Researchers test retinal function, fundus appearance, and retinal morphology to find out if the cat's vision has improved. So far, the results have been promising: researchers have proven that the microphotodiodes are stimulating electrical activity in the visual pathways, and retinal regeneration has slowed.

'Each of the microphotodiodes act independently like a solar cell - when light hits the diode it produces an electrical current,' says Machelle T. Pardue, from the Atlanta Veterans Administration Centre in Georgia, a co-researcher on the project. 'The diodes react in a gradient fashion, such that more light creates greater levels of current. This electrical activity from the retinal prosthetic may have the added benefit of slowing retinal degeneration while also restoring vision.'

Each implant contains hundreds of thousands of microphotodiodes, which are subatomic particles that react to light to generate an electrical impulse.

It's interesting to note that, while researchers understand how the microchip affects vision, and the implant could be used with humans at some point, the complex process of how the brain transmits and reads images is still a mystery.

Because of that, Pardue explained that it seems unlikely a microchip could ever be inserted into a human eye so that the viewed image could be display on a computer monitor for everyone to see.

Cloaking devices

While it seems unlikely as a practical computing endeavour, the concept of cloaking is one that scientists believe is not only possible, but useful in modern society.

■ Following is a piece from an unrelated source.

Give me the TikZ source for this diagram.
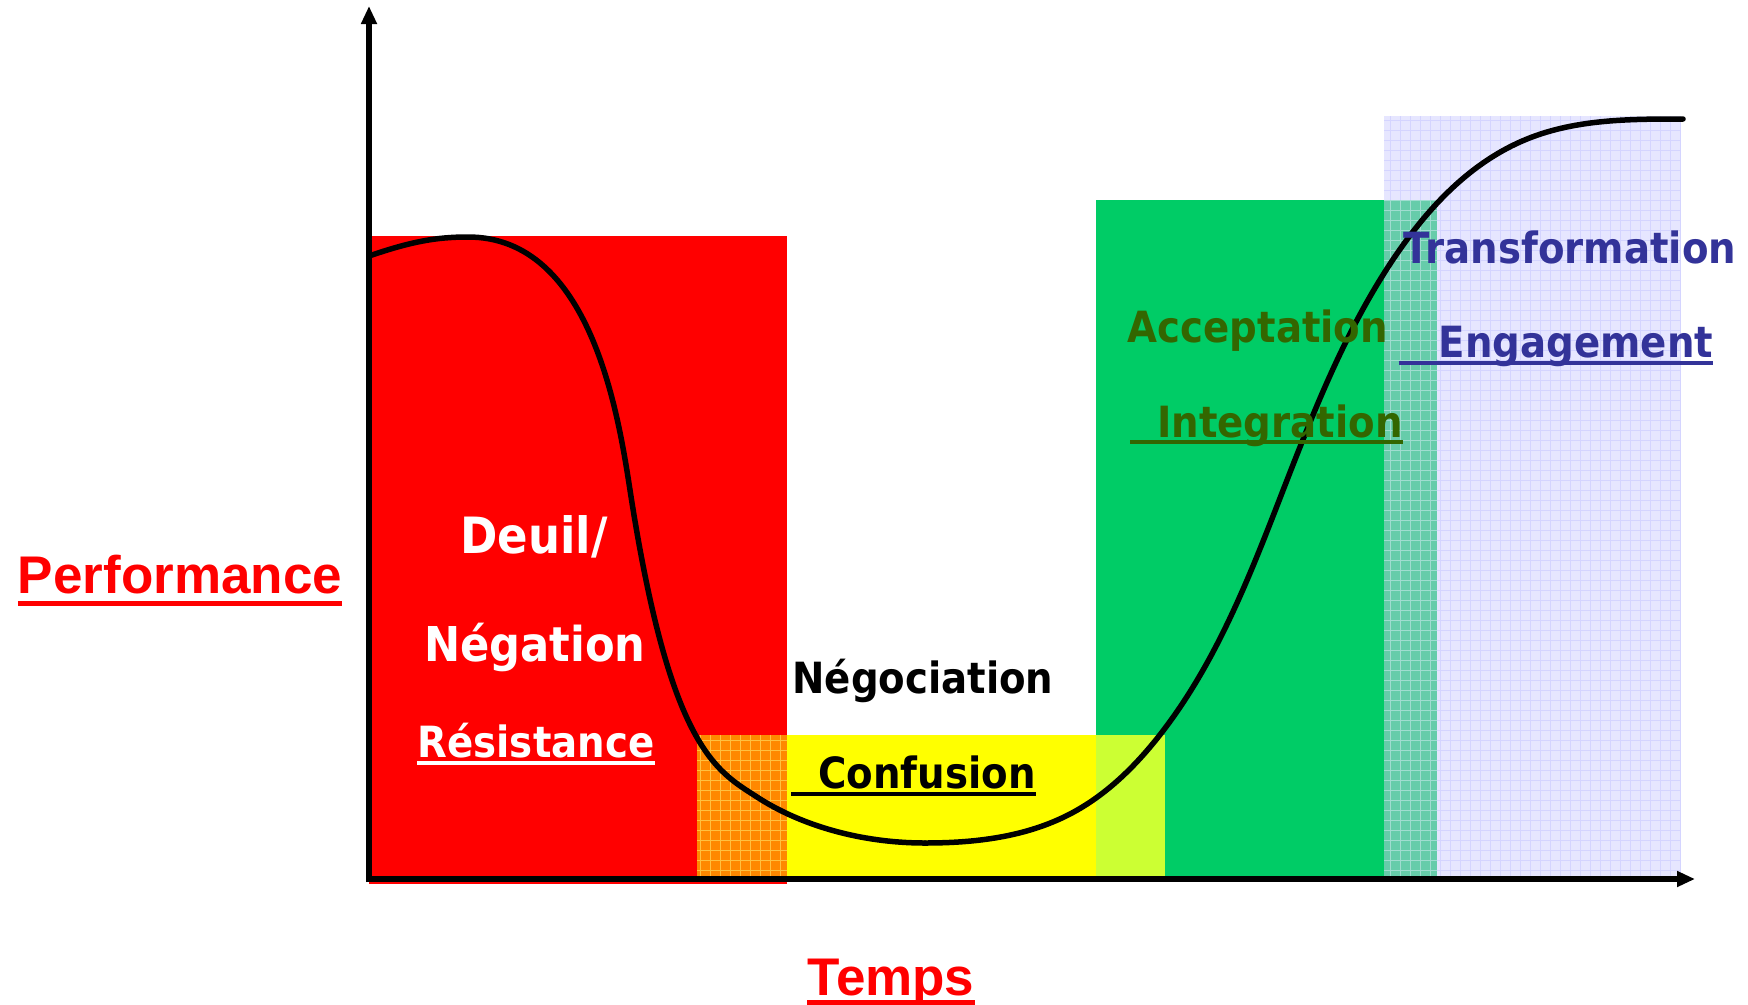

In science fiction, ships in Star Trek can attack another vessel without notice, or a man can wear a cloak and sneak into a party without paying the entry fee. Yet, "cloaking" is more than just obscuring a physical object. It can relate to how wavelengths move around miniscule objects, especially in lasers and medical equipment.

At the Ames Laboratory in Ames, Iowa (US), researchers have already demonstrated how a 2D object can appear invisible and deflect the microwave emissions around it. The concept works the same as the optical illusion that occurs in a river when a rock seems to disappear from a certain vantage point, except that the Ames experiments are at nanoscale sizes.

Metamaterials (which are microscopic materials that change the properties and movement of other materials) channel microwaves around an object at GHz frequencies.

In the future, it may be possible to use the same technique for visible objects, and could aid in medical diagnosis using more powerful metamaterial lasers that can find molecules previously undetectable in humans.

'Metamaterials can be used to make miniaturised devices,' says Costas Soukoulsi, a researcher on the project. 'In principle, they could be manufactured into antennas and waveguides that are 100 times smaller and much lighter than those of today, transforming hardware design in mobile communications, aeronautical systems and other strategic sectors. Metamaterials can also produce materials that are totally non-reflecting over certain frequency ranges, regardless of the angle of incident radiation.'

Soukoulsi explained that conventional lenses have one major hindrance: they are unable to detect the radiation that is finer than the wavelength itself, focusing on far-field components instead of near-field radiation, which decays quickly.

Lenses that use metamaterials could produce much finer resolution. Already, the Imperial College in London is experimenting with how metamaterial lasers could be used to vastly improve the scan ability of Magnetic Resonance Imaging (MRI) lenses.

With the smaller size, new microscopic chips could communicate using nanometre antennas, while using less energy than conventional wireless transmissions. 'Metamaterials could have applications in almost any field that exploits electro-magnetic radiation,' says Soukoulsi.